Por Matías Leandro Rodríguez; Abogado, Comunicador
La justicia no se aplica en un laboratorio. Se aplica en calles de tierra, en pasillos de casas húmedas, en escuelas que todavía enseñan aunque falten sillas. Allí, donde los niños cargan mochilas con cuadernos y con silencios, el Derecho de Familia se juega su legitimidad. No alcanza con invocar artículos: lo que está en disputa es si el Código Civil y Comercial logra o no proteger, cuidar y transformar vidas reales.
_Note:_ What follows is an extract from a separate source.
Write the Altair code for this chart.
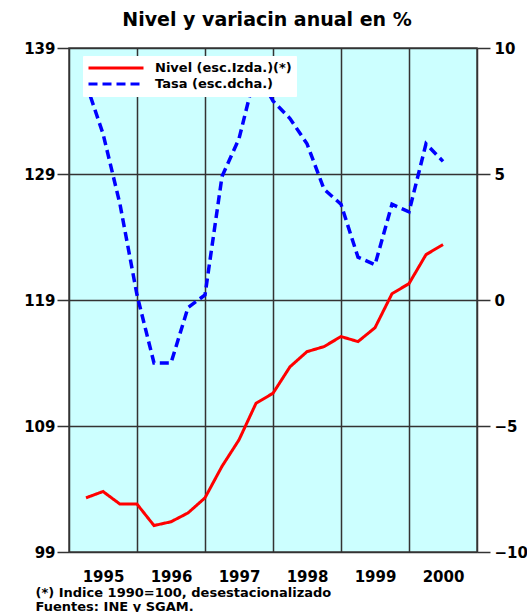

El Código nos regaló hace diez años un lenguaje distinto: responsabilidad parental, comunicación personal, protección integral. No son etiquetas académicas; son brújulas. Pero una brújula sola no alcanza: hay que saber leerla en territorios donde la precariedad económica, la violencia de género y la desigualdad marcan la vida cotidiana. Allí, un fallo judicial no es un trámite: puede ser la diferencia entre sostener un vínculo o romperlo, entre garantizar un plato de comida o condenar a un niño al desamparo.
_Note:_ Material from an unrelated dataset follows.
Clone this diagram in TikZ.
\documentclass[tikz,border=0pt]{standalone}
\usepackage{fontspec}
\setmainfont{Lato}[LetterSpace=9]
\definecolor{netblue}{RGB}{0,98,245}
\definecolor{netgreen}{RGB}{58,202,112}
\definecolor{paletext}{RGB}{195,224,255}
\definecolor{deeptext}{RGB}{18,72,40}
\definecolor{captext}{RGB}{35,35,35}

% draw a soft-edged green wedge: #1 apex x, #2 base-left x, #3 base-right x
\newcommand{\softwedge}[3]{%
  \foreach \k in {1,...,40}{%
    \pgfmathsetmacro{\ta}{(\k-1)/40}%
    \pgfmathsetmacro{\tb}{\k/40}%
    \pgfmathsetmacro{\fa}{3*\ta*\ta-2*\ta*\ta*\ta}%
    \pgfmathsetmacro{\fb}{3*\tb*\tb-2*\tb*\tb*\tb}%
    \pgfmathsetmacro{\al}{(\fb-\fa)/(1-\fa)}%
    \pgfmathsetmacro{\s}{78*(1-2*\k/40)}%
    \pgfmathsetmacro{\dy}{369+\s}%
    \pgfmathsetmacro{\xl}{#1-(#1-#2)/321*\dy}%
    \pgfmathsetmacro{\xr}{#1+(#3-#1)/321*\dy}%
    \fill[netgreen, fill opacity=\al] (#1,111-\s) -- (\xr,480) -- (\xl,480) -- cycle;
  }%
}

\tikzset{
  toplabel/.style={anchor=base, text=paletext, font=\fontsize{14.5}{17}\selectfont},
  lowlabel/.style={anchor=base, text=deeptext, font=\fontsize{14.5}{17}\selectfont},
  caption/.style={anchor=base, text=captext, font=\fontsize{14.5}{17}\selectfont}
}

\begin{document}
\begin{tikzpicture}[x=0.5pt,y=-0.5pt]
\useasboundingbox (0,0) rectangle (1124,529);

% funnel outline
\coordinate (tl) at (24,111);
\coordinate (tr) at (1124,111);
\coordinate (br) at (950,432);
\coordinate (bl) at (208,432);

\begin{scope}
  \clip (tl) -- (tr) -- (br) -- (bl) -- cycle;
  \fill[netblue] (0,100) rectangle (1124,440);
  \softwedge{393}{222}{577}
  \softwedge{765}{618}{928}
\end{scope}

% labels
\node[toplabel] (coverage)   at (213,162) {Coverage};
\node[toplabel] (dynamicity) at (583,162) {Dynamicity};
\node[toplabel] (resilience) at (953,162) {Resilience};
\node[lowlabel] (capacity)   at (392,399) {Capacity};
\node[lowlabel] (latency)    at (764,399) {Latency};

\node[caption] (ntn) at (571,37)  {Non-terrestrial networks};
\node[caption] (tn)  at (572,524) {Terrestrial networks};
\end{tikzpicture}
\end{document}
De poco sirve repetir que el interés superior del niño es “prioritario” si no se lo encarna con políticas públicas. Un juez puede escribir una sentencia impecable, pero si no articula con Desarrollo Social, con Niñez, con Género, con Salud, la resolución queda flotando en el aire. La justicia que no se enlaza con el Estado es letra muerta. La justicia que articula se convierte en abrigo, alimento, escuela, refugio.
No podemos seguir pensando el Derecho de Familia como una isla. Cada expediente revela un mapa de ausencias: trabajo precario, barrios sin transporte, madres que sostienen solas, adolescentes que piden ser escuchados. Aplicar el Código en este contexto exige sensibilidad, pero también coraje. Coraje para interpelar al Ejecutivo cuando las políticas no llegan; coraje para dictar medidas que incomoden, pero que protejan; coraje para entender que la pobreza no exime de derechos, sino que exige reforzarlos.
La justicia familiar no es administración de papeles: es un ejercicio de humanidad con ropaje jurídico. Cada decisión judicial debería preguntarse: ¿este fallo mejora la vida de un niño?, ¿abre posibilidades o las cierra?, ¿traduce los derechos en hechos? Si la respuesta es no, entonces el Código pierde su razón de ser.
A diez años de su entrada en vigencia, la verdadera lección del Código es que no alcanza con cambiar palabras; hay que cambiar prácticas. Responsabilidad parental no significa firma en un expediente, sino compromiso efectivo con la crianza, con el cuidado material y afectivo. Comunicación personal no se mide en horas de visita, sino en vínculos preservados en contextos adversos. Protección integral no es un principio declamado: es articular jueces, ministerios, escuelas y centros de salud para que ningún niño quede solo.
La justicia familiar encuentra su dignidad cuando se anima a ensuciarse con la vida. Cuando reconoce que la norma no vive en los libros, sino en los cuerpos de quienes esperan ser escuchados. Y que el barro no es un obstáculo, sino el escenario real donde el derecho demuestra su fuerza o su fragilidad.
El desafío no es aplicar el Código como si fuera una fórmula. El desafío es hacer que cada artículo palpite en la vida concreta, que cada derecho se traduzca en oportunidades, que cada niño pueda sentir que la justicia no es un eco lejano, sino una presencia que cuida.
Porque allí, en la tensión entre la letra y la realidad, se juega el verdadero sentido del Derecho de Familia.
No en la retórica de los despachos, sino en la voz de un niño que, después de ser escuchado, puede volver a su casa sabiendo que alguien lo protegió de verdad.